■ **To be done**
Each line containing the word "matplotlib" must be reported.

■ **Source excerpt**
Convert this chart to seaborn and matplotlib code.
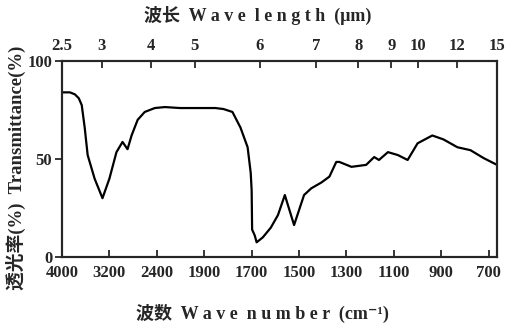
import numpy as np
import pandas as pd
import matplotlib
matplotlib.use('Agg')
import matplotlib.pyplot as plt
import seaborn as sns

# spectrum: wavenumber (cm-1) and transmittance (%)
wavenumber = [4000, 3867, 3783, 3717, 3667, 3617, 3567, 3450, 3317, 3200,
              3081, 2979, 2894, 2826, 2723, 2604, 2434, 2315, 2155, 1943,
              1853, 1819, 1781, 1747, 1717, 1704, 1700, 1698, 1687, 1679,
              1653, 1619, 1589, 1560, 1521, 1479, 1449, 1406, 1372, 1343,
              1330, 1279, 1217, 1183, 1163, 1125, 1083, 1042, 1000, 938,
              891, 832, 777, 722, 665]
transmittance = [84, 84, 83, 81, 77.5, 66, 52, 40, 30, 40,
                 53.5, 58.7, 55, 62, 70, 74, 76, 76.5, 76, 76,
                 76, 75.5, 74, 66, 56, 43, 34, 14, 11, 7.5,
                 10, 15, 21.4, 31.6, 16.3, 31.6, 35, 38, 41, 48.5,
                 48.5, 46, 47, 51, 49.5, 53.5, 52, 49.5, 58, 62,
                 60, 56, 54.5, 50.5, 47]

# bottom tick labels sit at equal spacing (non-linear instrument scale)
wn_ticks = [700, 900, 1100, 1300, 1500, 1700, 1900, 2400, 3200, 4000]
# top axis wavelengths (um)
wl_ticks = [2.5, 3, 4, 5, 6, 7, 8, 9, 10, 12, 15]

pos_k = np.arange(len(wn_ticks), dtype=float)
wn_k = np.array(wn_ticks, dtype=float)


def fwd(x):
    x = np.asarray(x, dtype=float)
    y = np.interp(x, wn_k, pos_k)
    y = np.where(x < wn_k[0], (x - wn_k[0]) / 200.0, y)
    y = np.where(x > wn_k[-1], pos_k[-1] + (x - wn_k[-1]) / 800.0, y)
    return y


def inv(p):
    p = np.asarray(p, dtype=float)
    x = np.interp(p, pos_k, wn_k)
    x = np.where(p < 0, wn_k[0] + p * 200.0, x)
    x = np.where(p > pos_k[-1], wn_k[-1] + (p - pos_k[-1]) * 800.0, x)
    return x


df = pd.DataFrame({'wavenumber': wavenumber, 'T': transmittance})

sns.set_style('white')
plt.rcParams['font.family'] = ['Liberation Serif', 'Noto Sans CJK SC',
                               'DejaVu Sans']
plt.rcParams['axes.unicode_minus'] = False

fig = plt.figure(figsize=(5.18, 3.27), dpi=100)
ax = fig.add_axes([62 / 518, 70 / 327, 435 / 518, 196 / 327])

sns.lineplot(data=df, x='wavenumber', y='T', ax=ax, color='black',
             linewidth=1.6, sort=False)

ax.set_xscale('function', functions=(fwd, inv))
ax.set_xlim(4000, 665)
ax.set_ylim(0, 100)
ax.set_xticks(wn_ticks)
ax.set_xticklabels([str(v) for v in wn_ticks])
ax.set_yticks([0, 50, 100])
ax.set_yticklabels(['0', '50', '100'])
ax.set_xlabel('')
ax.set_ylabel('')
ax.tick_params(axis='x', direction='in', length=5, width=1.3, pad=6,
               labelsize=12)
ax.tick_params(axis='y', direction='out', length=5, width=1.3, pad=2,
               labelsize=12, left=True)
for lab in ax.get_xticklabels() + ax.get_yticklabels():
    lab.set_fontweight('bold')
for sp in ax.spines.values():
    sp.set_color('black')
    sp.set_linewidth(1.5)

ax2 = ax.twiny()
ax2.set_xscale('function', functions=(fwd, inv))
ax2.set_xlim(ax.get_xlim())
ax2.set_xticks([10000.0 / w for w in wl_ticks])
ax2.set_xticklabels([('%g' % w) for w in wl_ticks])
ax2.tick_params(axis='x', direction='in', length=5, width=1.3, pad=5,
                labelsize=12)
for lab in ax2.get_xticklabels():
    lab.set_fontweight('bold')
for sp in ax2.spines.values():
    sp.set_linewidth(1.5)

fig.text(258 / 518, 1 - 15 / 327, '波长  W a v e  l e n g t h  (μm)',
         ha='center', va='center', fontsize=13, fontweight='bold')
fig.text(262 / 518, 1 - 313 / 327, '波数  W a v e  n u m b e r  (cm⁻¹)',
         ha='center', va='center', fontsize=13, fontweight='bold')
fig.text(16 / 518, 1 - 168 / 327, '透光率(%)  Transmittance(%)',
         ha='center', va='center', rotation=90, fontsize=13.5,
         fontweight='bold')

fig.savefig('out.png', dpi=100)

■ **Answer to this task**
Convert this chart to seaborn and matplotlib code.
import matplotlib
matplotlib.use('Agg')
import matplotlib.pyplot as plt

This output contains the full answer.